EPS superintendent, chairman stand up to City Hall meddling


There was an extraordinary exchange at the School Committee meeting Monday night between the Chair of the SC Thomas Abruzzese, Superintendent Priya Tahiliani, and the mayor.

The mayor was attempting to do his two-step dance which has people repeating themselves a second and third time after already explaining themselves about the money he removed from the schools and is now making the schools beg for as though he might not return it.

The mayor’s effort was entirely to put off returning the funding to the schools as required.

“This is taxpayer money. We must be very careful about itemizing what is being spent,” he said to Tahiliani.
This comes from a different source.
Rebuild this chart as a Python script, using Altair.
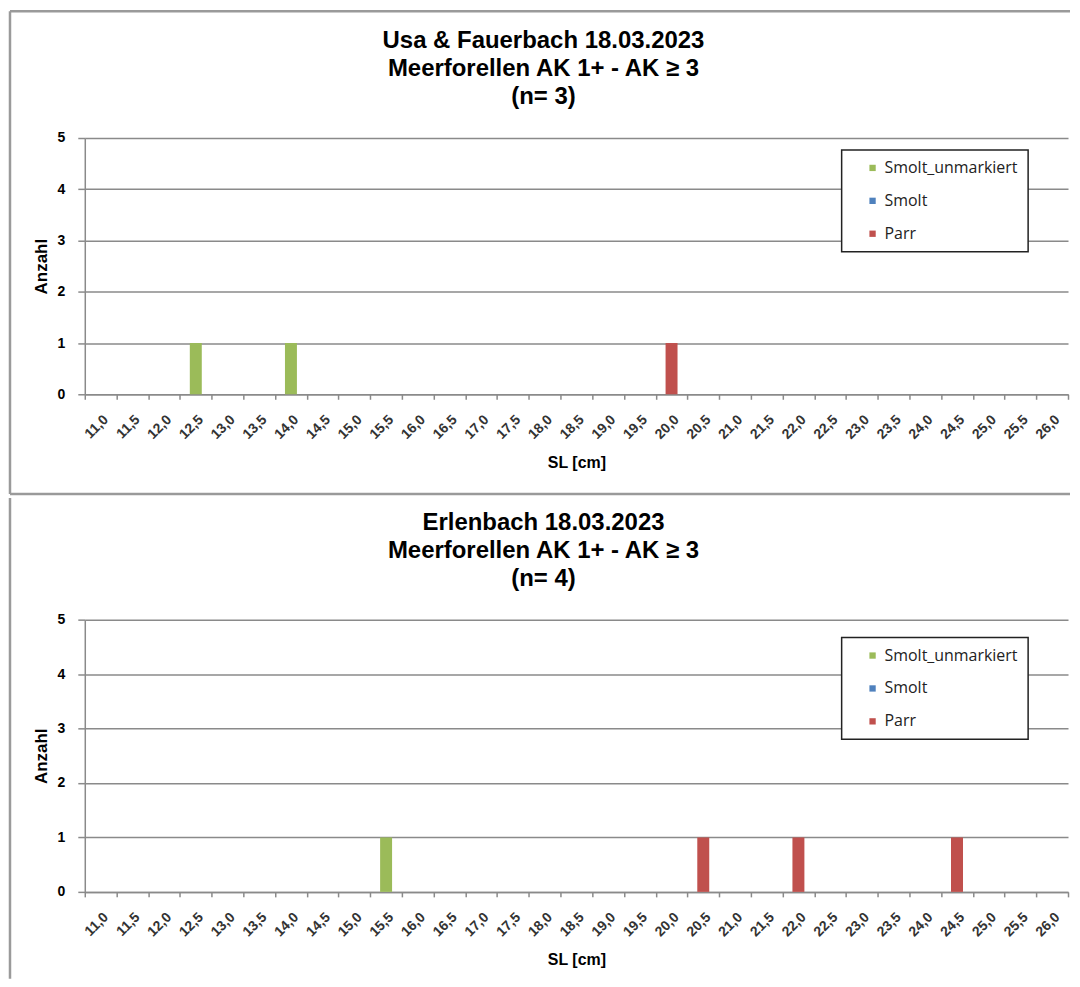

“We already itemized what we are spending. We have talked about this for months,” she replied, exasperated at the bumbling, unprofessional conduct of the mayor.

When does this posturing end, she seemed to ask the mayor?

The mayor pleaded for the city’s CFO Eric Demas to be allowed to explain the matter.

Tahiliani resisted speaking at length about the issue again.

She had no use, as did Abruzzese, with listening to the city’s CFO Eric Demas, who was set to explain why the city is playing with the School Department about the $471,000 the mayor took from its funding.

The mayor pleaded again and again for Demas to be allowed to speak.

“What for?” Abruzzese asked.

“You said everything was fine a few days ago. Now you are telling us this needs to be discussed again,” he added.

For that matter, Abruzzese and Tahiliani both questioned rightly and critically the mayor’s want of pushing off the city’s reimbursement for reasons that make no legal or ethical sense.

The mayor insisted that Demas needed to speak.

“He makes all the money decisions. I defer to him,” the mayor said.

“Are you the mayor or not?” asked Abruzzese.

“You defer to Demas? Will you defer to the superintendent?” he asked.

“Of course,” the mayor reluctantly added.

“We’ve talked about this for months. Why do we have to talk about it again?” Tahiliani asked the mayor.

More mumbling, gesticulations with his hands, and visible frustration rocked the hapless mayor. Tahiliani wouldn’t back down.

Neither would he.

One appeared much smarter and on top of things in an honest way than the other – and it wasn’t the rambling, disingenuous mayor.

The School Committee refused to let Demas speak.

This caused the mayor to struggle with his thoughts out loud, as Demas usually does his dirty work by confusing everyone with financial mumbo jumbo.

The mayor was almost inaudible, mixing up his words and thoughts, talking with his hands, his face hidden behind his mask, flailing about to find a reason, to make up a reason he should not hand over the money to the School Department, especially since it was already spent.

The mayor tried insisting that the City Council, which he controls, needed further information on the reimbursement before he could act as if to say, “My hands are tied. This is up to the City Council and they need to have everything itemized before I put this before them.”

Abruzzese and Tahiliani, each in their own inimitable way, dismissed that as ridiculous.

It was painfully obvious that Tahiliani and Abruzzese were speaking for the kids.

The mayor was speaking for himself and his skewered sense of right and wrong when it comes to giving back what was not his to take away.